Posted: Thu Nov 22, 2007 9:19 am
by Jenk

Code: Select all

if (file_exists($cacheFileName) && (time() - 60 * 5) < filemtime($cacheFileName)) {
    // cache file exists and is younger than 5 mins, no need to regenerate.
    echo file_get_contents($cacheFileName);
} else {
    // regenerate page here..
    file_put_contents($cacheFileName, $content);
    echo $content;
}
Simple example :)

Posted: Fri Nov 23, 2007 7:24 am
by shiznatix
Yes I ment caching system, whoops :oops:

Jenk: good idea, simple and all that but not quite what I need. I need something that updates the users cache when either new data is added or data is changed.

So what I did was write a crazy caching system that goes like this:

Code: Select all

private function _update_cache($room_id, $year, $month, $data_date)
	{
		$usermap = $this->RAKETRACKING_USERMAP->get_list(array('fk_vb_user_id', 'room_username'), array('fk_room_id' => $room_id));
		
		foreach ($usermap as $val)
		{
			$data = get_raketracking_data($val->get('room_username'), $room_id, $data_date, $this->ROOMS->get('subtract_deductions_from_raketracking'), 1, $this->RAKETRACKING);
			
			if (false === $data['updated'])
			{
				$sql = '
					SELECT
						data_date, is_final
					FROM
						'.$this->RAKETRACKING->get('_table').'
					WHERE
						fk_room_id = "'.$room_id.'"
					AND
						data_date LIKE "'.$year.'-'.$month.'%"
					ORDER BY
						data_date
					DESC
					LIMIT 1
				';
				
				$query = $this->RAKETRACKING->_db->manual_query($sql);

				if ($this->RAKETRACKING->_db->manual_get_count($query))
				{
					$data_date_info = $this->RAKETRACKING->_db->manual_fetch_object($query);
					
					if ('0' == $data_date_info->is_final)
					{
						$date_pieces = explode('-', $data_date_info->data_date);
						$time_stamp = mktime(0, 0, 0, $date_pieces[1], $date_pieces[2], $date_pieces[0]);
						
						$data['updated'] = date('j M', $time_stamp);
					}
					else
					{
						$data['updated'] = '-1';
					}
				}
			}
			
			if (!is_dir(CACHE_PATH.$val->get('fk_vb_user_id')))
			{
				mkdir(CACHE_PATH.$val->get('fk_vb_user_id'));
				chmod(CACHE_PATH.$val->get('fk_vb_user_id'), 0777);
			}
			
			$file = CACHE_PATH.$val->get('fk_vb_user_id').'/'.$month.'-'.$year.'.csv';
			
			$contents = array();
			
			if (file_exists($file))
			{
				$contents = extract_data_from_cache($file);
				unset($contents[$this->ROOMS->get('id')]);
			}
			
			$contents[$this->ROOMS->get('id')] = array(
				'room_id' => $this->ROOMS->get('id'),
				'updated' => $data['updated'],
				'gross_rake' => $data['gross_rake'],
				'deductions' => $data['shown_deductions'],
				'net_rake' => $data['net_rake'],
				'rakeback_percent' => $data['rakeback_percent'],
				'rakeback' => $data['rakeback'],
			);
			
			$insert_data = '';
			
			foreach ($contents as $key => $room)
			{
$insert_data .= '==============
'.$room['room_id'].','.$room['updated'].','.$room['gross_rake'].','.$room['deductions'].',' .$room['net_rake'].','.$room['rakeback_percent'].','.$room['rakeback'].'
==============';
			}
			
			file_put_contents($file, $insert_data);
		}
	}
but the problem is that the function get_raketracking_data() is the memory intensive function that I am trying to get away from using on every load. Because it is so intensive, when we upload data for our biggest room I am updating the cache for thousands of users and this is taking 7 minutes to complete. 7 minutes is way to long. I need some way to fork this (sigh, I wish I could do threading) but I don't have a good idea right now. How can I break this up somehow to make it go faster or at least break it up into chunks that can take care of everything separately?
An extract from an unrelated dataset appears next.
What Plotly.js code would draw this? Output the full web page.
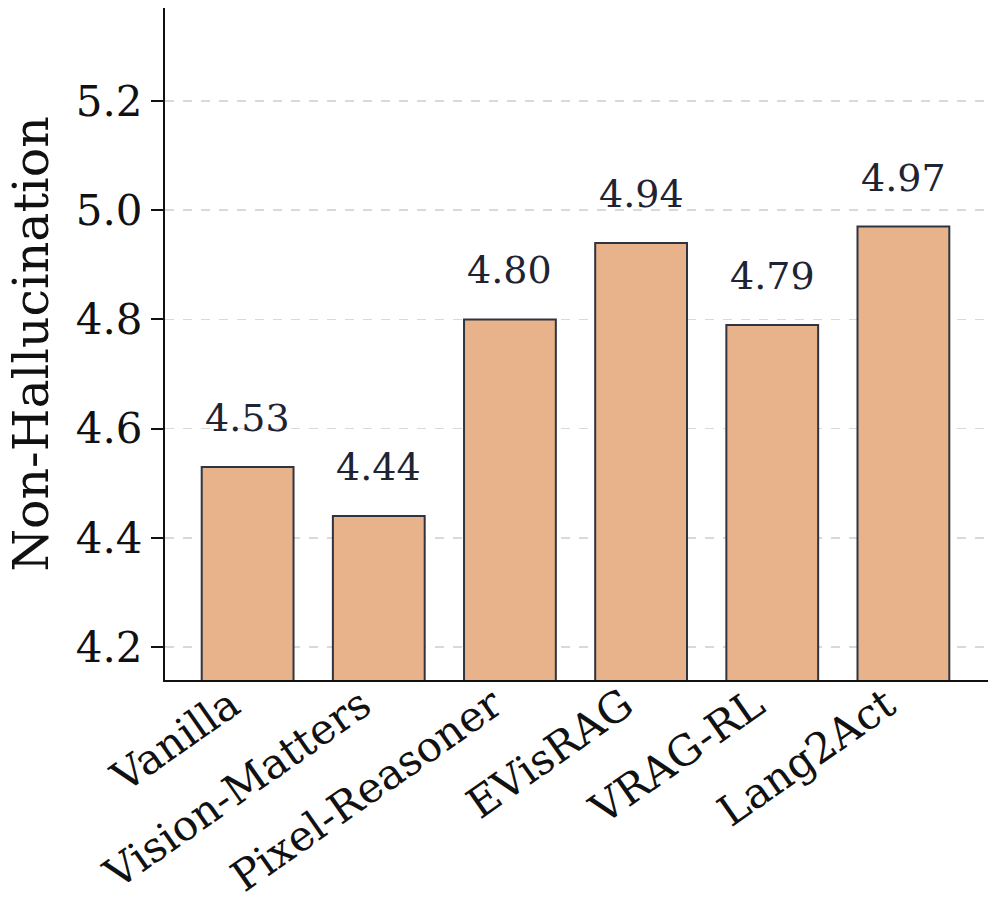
<!DOCTYPE html>
<html>
<head>
<meta charset="utf-8">
<script src="https://cdn.plot.ly/plotly-3.0.1.min.js"></script>
<style>html,body{margin:0;padding:0;background:#fff;}#chart{width:996px;height:908px;}</style>
</head>
<body>
<div id="chart"></div>
<script>
const categories = ["Vanilla", "Vision-Matters", "Pixel-Reasoner", "EVisRAG", "VRAG-RL", "Lang2Act"];
const values = [4.53, 4.44, 4.80, 4.94, 4.79, 4.97];
const valueLabels = ["4.53", "4.44", "4.80", "4.94", "4.79", "4.97"];
const yTicks = [4.2, 4.4, 4.6, 4.8, 5.0, 5.2];
const yTickLabels = ["4.2", "4.4", "4.6", "4.8", "5.0", "5.2"];

const font = "DejaVu Serif, serif";
const trace = {
  type: "bar",
  x: categories,
  y: values,
  width: 0.7,
  marker: {color: "#E8B38A", line: {color: "#2E3440", width: 2}},
  hoverinfo: "none"
};
const annotations = categories.map((c, i) => ({
  x: c, y: values[i], xref: "x", yref: "y",
  text: valueLabels[i], showarrow: false,
  yanchor: "bottom", yshift: 25,
  font: {family: font, size: 38, color: "#1F2433"}
}));
const layout = {
  width: 996, height: 908,
  margin: {l: 165, r: 8, t: 8, b: 228},
  paper_bgcolor: "#fff", plot_bgcolor: "#fff",
  showlegend: false,
  font: {family: font, color: "#111"},
  annotations: annotations,
  xaxis: {
    type: "category",
    range: [-0.63, 5.645],
    showline: true, linecolor: "#111", linewidth: 2,
    ticks: "", tickangle: -35, ticklabelstandoff: -18, ticklabelshift: -17,
    tickfont: {family: font, size: 42, color: "#111"},
    showgrid: false, zeroline: false
  },
  yaxis: {
    range: [4.14, 5.37],
    tickvals: yTicks, ticktext: yTickLabels,
    showline: true, linecolor: "#111", linewidth: 2,
    ticks: "outside", ticklen: 12, tickwidth: 2, tickcolor: "#111",
    tickfont: {family: font, size: 42, color: "#111"},
    showgrid: true, gridcolor: "#d9d9d9", griddash: "dash", gridwidth: 1.5,
    zeroline: false,
    title: {text: "Non-Hallucination", font: {family: font, size: 49, color: "#111"}, standoff: 12}
  }
};
Plotly.newPlot("chart", [trace], layout, {displayModeBar: false, staticPlot: true});
</script>
</body>
</html>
Posted: Fri Nov 23, 2007 7:49 am
by Jenk
Sounds like a job for an observer, then when ever the data is changed, you can notify the observer. :)

Posted: Fri Nov 23, 2007 8:24 am
by shiznatix
Jenk wrote:Sounds like a job for an observer, then when ever the data is changed, you can notify the observer. :)
could you elaborate some more?

Posted: Fri Nov 23, 2007 9:24 am
by superdezign
Observer is a type of design pattern. Try PHPPatterns.com for an example, and if they don't have one, look it up on Wikipedia.

Posted: Fri Nov 23, 2007 10:26 am
by shiznatix
ok I get the observer but I don't see how that will help. It is still going to take just as much time to do the update of the cache which essentially is the problem.

Posted: Fri Nov 23, 2007 10:41 am
by superdezign
The observers job is to be notified when something happens and then notify other objects that have requested to be notified. In other words, you track the cache somewhere (session, database, etc.) and have the observer tell other objects how to handle the cached data (or lack of).